In Gallery 3 Bowers presents two sculptures that confront the current dilemma in higher education: the highest tuitions in history and the hiring of low-wage, part-time professors with no job security. A table sculpture presenting her work on the collective bargaining team negotiating Otis College of Art and Design’s first union contract is exhibited with an illuminated sign made from found cardboard and LED lights that reads “Education Should be Free.” A part-time faculty member at Otis, Bowers has been an active member of the SEIU Local 721 collective bargaining team at the college for the last two years. This work has resulted in innumerable e-mails and reams of printed research. In the past Bowers has deployed tables in her work as a reference to the activist practice of tabling; in this project activism shifts to contract negotiations in the boardroom.

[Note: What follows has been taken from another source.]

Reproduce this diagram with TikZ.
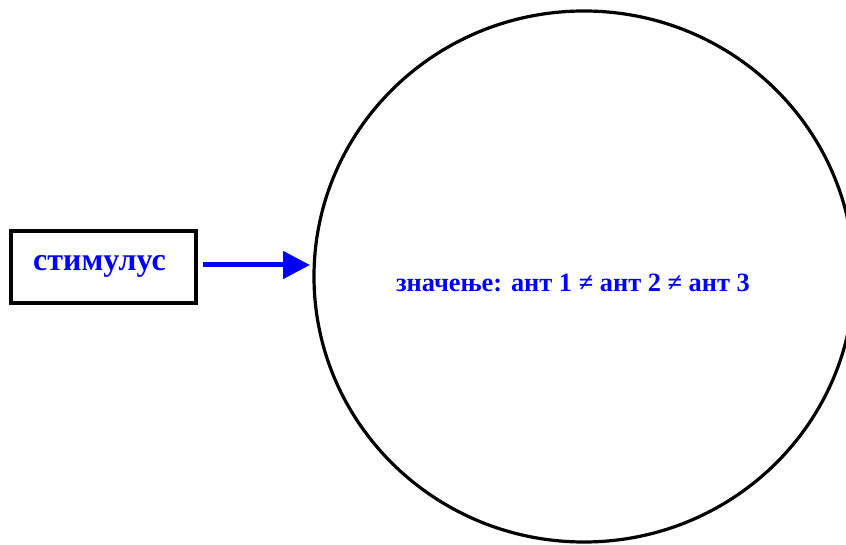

More than just an accumulation of material, this installation makes manifest the invisible labor of collective bargaining and the bureaucratic processes that are required to establish more equitable labor practices.

Triumph of Labor” continues Bowers’ work to find and present links in the historical record and her own work as an activist that reveal the key and valuable role that artists play in making political change. Ultimately this connection comes through the labor of art-making and activism themselves – the time spent in service to one project or another.

Bowers’ recent solo exhibitions include: In Situ 1- Andrea Bowers, Espace Culturel Louis Vuitton, Paris, 2014, #sweetjane, Pomona and Pitzer College Museum of Art, Claremont, 2014, Transformer (with Olga Koumoundouros), The Frances Young Tang Teaching Museum and Art Gallery, Skidmore College, Saratoga Springs, 2013 and The Weight of Relevance, Wiener Secession, Vienna, traveled to The Power Plant, Toronto, 2007, and ZKM, Karlsruhe, 2008. Bowers’ work is held is the collections of The Hammer Museum of Art, Los Angeles, MoMA, New York, The Whitney Museum of American Art, New York, The Hirshhorn Museum and Sculpture Center, Washington DC, The Museum of Contemporary Art, Los Angeles, and Museum Abteiberg, Moenchengladbach, Germany, among others.